PERPETRATOR

PERPETRATOR

(director/writer: Jennifer Reeder; cinematographer: Sevdije Kastrati; editor: Justin Krohn; music: Nick Zinner; cast: Kiah McKirnan (Jonny Baptiste), Alicia Silverstone (Aunt Hildie), Avery Holliday (Poppy), Casimir Joliette (Aviva), Josh Bywater (Sterling), Sasha Kuznetsov (Kirk), Melanie Liburd (Jean), Christopher Lowell (Principal Burke), Ireon Roach (Elektra), Tim Hopper (Jonny’s father); Runtime: 100; MPAA Rating: R; producers: Derek Bishe, Gregory Chambet; Shudder; 2023)

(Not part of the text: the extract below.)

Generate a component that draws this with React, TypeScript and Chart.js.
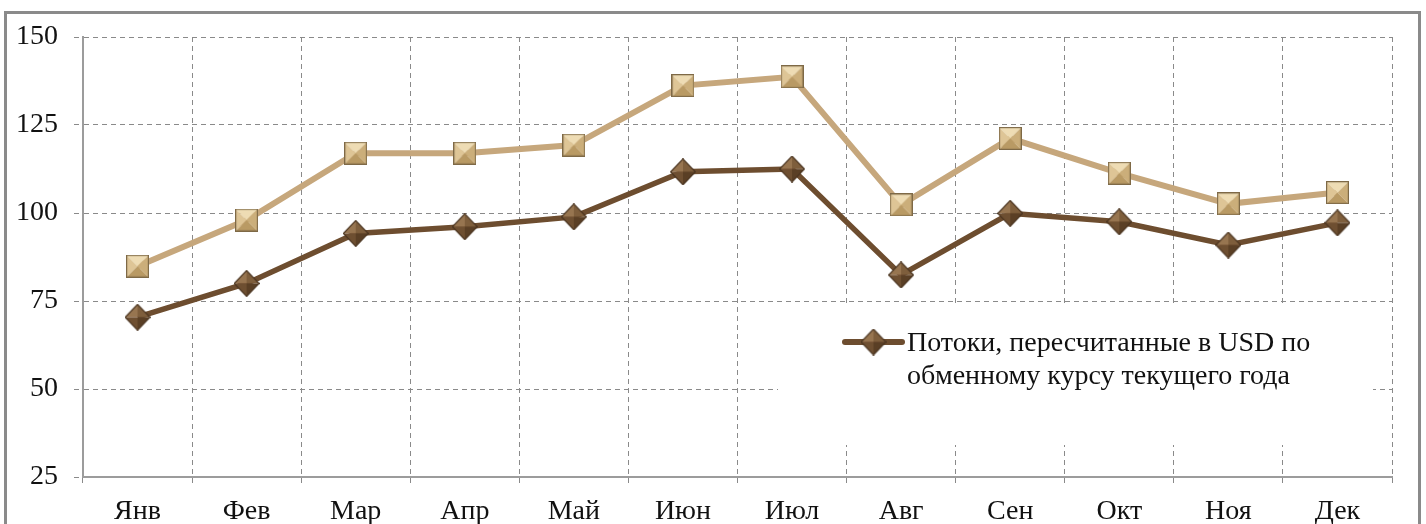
import React, { useEffect, useRef } from "react";
import { Chart, registerables } from "chart.js";

Chart.register(...registerables);

const months = ["Янв", "Фев", "Мар", "Апр", "Май", "Июн", "Июл", "Авг", "Сен", "Окт", "Ноя", "Дек"];
const constantRateFlows = [84.9, 98.0, 117.0, 117.0, 119.3, 136.2, 138.7, 102.3, 121.2, 111.3, 102.6, 105.8];
const currentRateFlows = [70.4, 80.0, 94.2, 96.1, 98.9, 111.7, 112.5, 82.4, 99.9, 97.5, 90.9, 97.2];
const yMin = 25;
const yMax = 150;
const yStep = 25;
const legendLines = ["Потоки, пересчитанные в USD по", "обменному курсу текущего года"];

const FONT = "'Liberation Serif', 'Times New Roman', serif";
const LIGHT_LINE = "#C6A77C";
const DARK_LINE = "#6D4D2F";
const GRID = "#8a8a8a";
const AXIS = "#9c9c9c";

function tri(g: CanvasRenderingContext2D, pts: number[][], color: string) {
  g.beginPath();
  g.moveTo(pts[0][0], pts[0][1]);
  for (let i = 1; i < pts.length; i++) g.lineTo(pts[i][0], pts[i][1]);
  g.closePath();
  g.fillStyle = color;
  g.fill();
}

function makeSquare(size: number) {
  const c = document.createElement("canvas");
  c.width = size;
  c.height = size;
  const g = c.getContext("2d")!;
  const s = size;
  const h = s / 2;
  tri(g, [[0, 0], [s, 0], [h, h]], "#EEDCB4");
  tri(g, [[0, 0], [0, s], [h, h]], "#DEC596");
  tri(g, [[s, 0], [s, s], [h, h]], "#CBAE7A");
  tri(g, [[0, s], [s, s], [h, h]], "#B99A64");
  g.strokeStyle = "#7E6946";
  g.lineWidth = 1.2;
  g.strokeRect(0.6, 0.6, s - 1.2, s - 1.2);
  return c;
}

function makeDiamond(w: number, hgt: number) {
  const c = document.createElement("canvas");
  c.width = w;
  c.height = hgt;
  const g = c.getContext("2d")!;
  const cx = w / 2;
  const cy = hgt / 2;
  tri(g, [[0.5, cy], [cx, 0.5], [cx, cy]], "#977550");
  tri(g, [[cx, 0.5], [w - 0.5, cy], [cx, cy]], "#7E5E3C");
  tri(g, [[w - 0.5, cy], [cx, hgt - 0.5], [cx, cy]], "#5A3F25");
  tri(g, [[cx, hgt - 0.5], [0.5, cy], [cx, cy]], "#6E4F31");
  g.beginPath();
  g.moveTo(cx, 0.6);
  g.lineTo(w - 0.6, cy);
  g.lineTo(cx, hgt - 0.6);
  g.lineTo(0.6, cy);
  g.closePath();
  g.strokeStyle = "#4A3420";
  g.lineWidth = 1.2;
  g.stroke();
  return c;
}

export default function App() {
  const ref = useRef<HTMLCanvasElement | null>(null);

  useEffect(() => {
    if (!ref.current) return;
    const square = makeSquare(23);
    const diamond = makeDiamond(26, 27);

    const legendPlugin = {
      id: "innerLegend",
      beforeDatasetsDraw(chart: any) {
        const { ctx, chartArea } = chart;
        ctx.save();
        ctx.fillStyle = "#ffffff";
        ctx.fillRect(chartArea.left + 695, chartArea.top + 266, 595, 142);
        ctx.restore();
      },
      afterDatasetsDraw(chart: any) {
        const { ctx, chartArea } = chart;
        const x0 = chartArea.left + 762;
        const y0 = chartArea.top + 305;
        ctx.save();
        ctx.strokeStyle = DARK_LINE;
        ctx.lineWidth = 6;
        ctx.lineCap = "round";
        ctx.beginPath();
        ctx.moveTo(x0, y0);
        ctx.lineTo(x0 + 57, y0);
        ctx.stroke();
        ctx.drawImage(diamond, x0 + 28.5 - diamond.width / 2, y0 - diamond.height / 2);
        ctx.fillStyle = "#111111";
        ctx.font = `28px ${FONT}`;
        ctx.textBaseline = "alphabetic";
        ctx.textAlign = "left";
        legendLines.forEach((t, i) => {
          ctx.fillText(t, x0 + 62, y0 + 9 + i * 33);
        });
        ctx.restore();
      },
    };

    const chart = new Chart(ref.current, {
      type: "line",
      data: {
        labels: months,
        datasets: [
          {
            label: "constant",
            data: constantRateFlows,
            borderColor: LIGHT_LINE,
            borderWidth: 6,
            pointStyle: square as any,
            pointRadius: 11,
            tension: 0,
          },
          {
            label: legendLines.join(" "),
            data: currentRateFlows,
            borderColor: DARK_LINE,
            borderWidth: 5.5,
            pointStyle: diamond as any,
            pointRadius: 13,
            tension: 0,
          },
        ],
      },
      options: {
        responsive: false,
        animation: false,
        devicePixelRatio: 1,
        layout: { padding: { left: 0, top: 37, right: 34, bottom: 0 } },
        plugins: {
          legend: { display: false },
          title: { display: false },
          tooltip: { enabled: false },
        },
        scales: {
          x: {
            offset: true,
            grid: {
              color: GRID,
              lineWidth: 1,
              offset: true,
              tickLength: 10,
              tickColor: GRID,
              tickBorderDash: [5, 4],
            },
            border: { display: true, color: AXIS, width: 2, dash: [5, 4] },
            ticks: {
              color: "#111111",
              font: { family: FONT, size: 28 },
              padding: 8,
              maxRotation: 0,
              autoSkip: false,
            },
            afterFit: (s: any) => {
              s.height = 47;
            },
          },
          y: {
            min: yMin,
            max: yMax,
            grid: {
              color: GRID,
              lineWidth: 1,
              tickLength: 9,
              tickColor: GRID,
              tickBorderDash: [5, 4],
            },
            border: { display: true, color: AXIS, width: 2, dash: [5, 4] },
            ticks: {
              stepSize: yStep,
              color: "#111111",
              font: { family: FONT, size: 28 },
              padding: 16,
            },
            afterFit: (s: any) => {
              s.width = 83;
            },
          },
        },
      },
      plugins: [legendPlugin],
    });

    return () => chart.destroy();
  }, []);

  return (
    <div
      style={{
        position: "fixed",
        left: 0,
        top: 0,
        width: 1426,
        height: 524,
        overflow: "hidden",
        background: "#ffffff",
      }}
    >
      <div
        style={{
          position: "absolute",
          left: 4,
          top: 11,
          width: 1417,
          height: 620,
          boxSizing: "border-box",
          border: "3px solid #8a8a8a",
        }}
      />
      <canvas
        ref={ref}
        width={1426}
        height={524}
        style={{ position: "absolute", left: 0, top: 0, width: 1426, height: 524 }}
      />
    </div>
  );
}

“Never runs out of energy.”

Reviewed by Dennis Schwartz
 
The
Jennifer Reeder (“Knives and Skin”/”Signature Move”) directed and written film is a bloody slasher high school thriller, whose original story leaps from one thrill to another before it can stop the bleeding for a brief moment of reflection. 

Before our
compulsive and street smart thief Jonny Baptiste (Kiah McKirnan) turns 18, her ailing father (Tim Hopper) hands her off from her rural community to live with her eccentric Aunt Hildie (Alicia Silverstone) in Chicago. Dad hopes the understanding Hildie can straighten out the troubled kid before it’s too late to save her.

It’s also made apparent that Jonny was born with para-normal superpowers, inherited from her family. The powers are called by her
“the Forevering.” These powers give her the great ability to deeply empathize with others, and she begins developing these powers that are passed down from mother to daughter while at auntie’s place and enrolled in an all girl uniformed school.

Hildie treats Jonny’s theft problem by punishing her and making her eat the lipstick she stole from her.

A queer love story gets tacked onto the coming-of-age and slasher one, as Jonny finds romance with another coed (
Ireon Roach).

The main story has a serial killer attacking and kidnapping high school coeds. Feeling obligated to use her super-powers to catch the serial killer, Jonny teams up with her high school friend Aviva (
Casimir Joliette) to nab the culprit. But soon Aviva goes missing.

The movie has many layers, maybe too many, but it never runs out of energy or on viewing female perceptions or on how to keep the slasher story cutting deeper into the skin but without cutting deep enough.

It played at the Berlin Film Festival.